The article summarizes a number of research studies—and then makes what seems to me to be the crucial point:
To confront Trump, opponents will need to confront racism
At some point, you might start to wonder why journalists keep writing about the link between Trump’s support and bigoted beliefs. The election is over. Do we really need to analyze what happened over and over again?
The point, at least for me, is not to demonize Trump voters. The point is to understand them in order to better grasp what motivated them to vote for someone who ran a clearly bigoted campaign and who most voters agreed is unqualified for the nation’s highest office.
As Schaffner, MacWilliams, and Nteta wrote in their paper, there’s growing evidence that 2016 was unique — in that racism and sexism played a more powerful role than in recent presidential elections. “Specifically, we find no statistically significant relationship between either the racism or sexism scales and favorability ratings of either [previous Republican candidates] John McCain or Mitt Romney,” they wrote. “However, the pattern is quite strong for favorability ratings of Donald Trump.”
The concern, then, is that this is the beginning of a modern trend in which politicians like Trump directly and explicitly play to people’s prejudices to win elections — and it works. This is in many ways an outgrowth of the Southern Strategy and tactics that play into people’s racism, like dog whistles — only it’s more explicit in its bigotry.
If that’s really what’s happening, it’s important for anyone interested in limiting the power of bigotry in US politics to know and demonstrate what’s going on. Studies like this put a bigger imperative on getting to the root of the problem and figuring out ways to reduce people’s racial biases.
To this end, the research also shows it’s possible to reach out to Trump voters — even those who are racist today — in an empathetic way without condoning their prejudice. The evidence suggests, in fact, that the best way to weaken people’s racial or other biases is through frank, empathetic dialogue. (Much more on that in my in-depth piece on the research.) Given that, the strongest approach to really combating racism and racial resentment may be empathy.
One study, for example, found that canvassing people’s homes and having a 10-minute, nonconfrontational conversation about transgender rights — in which people’s lived experiences were relayed so they could understand how prejudice feels personally — managed to reduce voters’ anti-trans attitudes for at least three months. Perhaps a similar model could be adapted to reach out to people with racist, sexist, or other deplorable views, although this possibility needs more study.
- It’s really bad news that the reelection of the first black president triggered a lot of people to support the one major public figure in American life who was prepared to validate their racism.
- No matter how bad the news may be, reacting by sticking your head in the sand is seldom a winning approach.

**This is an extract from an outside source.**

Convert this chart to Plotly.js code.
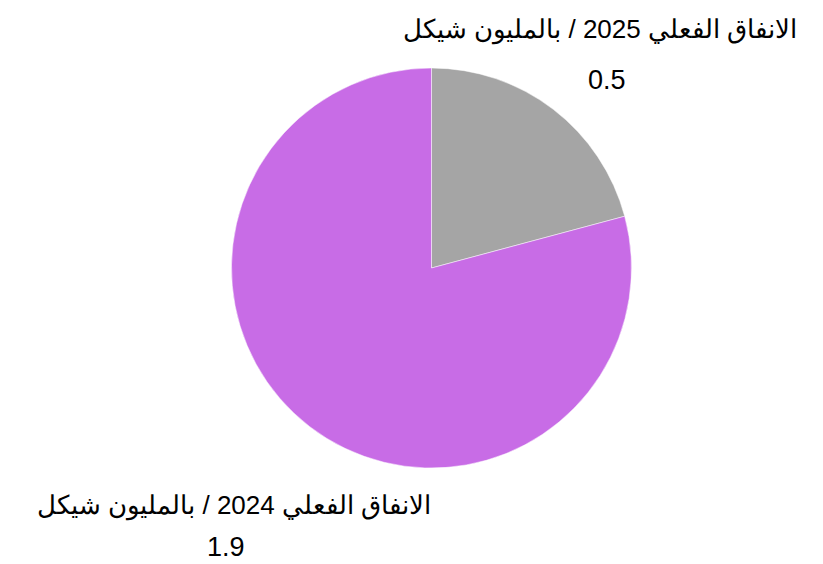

- Lots of Fox News viewers are now turning against Trump. That’s not because they have ceased to be racists. It’s not because he has stopped validating their racism. It’s because they realize he is such a jerk that he is no longer an effective validator of their prejudices.
- The racist voters will be looking for another, better champion to validate their racism. Some will step forward to fill the bill.
- I’m all for holding your nose and trying a little empathy. But in the final analysis, the only way for us to win is just to outvote ‘em.
- I place my hope in the women, in the Afican-Americans, and in the Hispanics. And, to a degree, in the affluent, college educated, business friendly folks, who may repent of their Faustian bargain.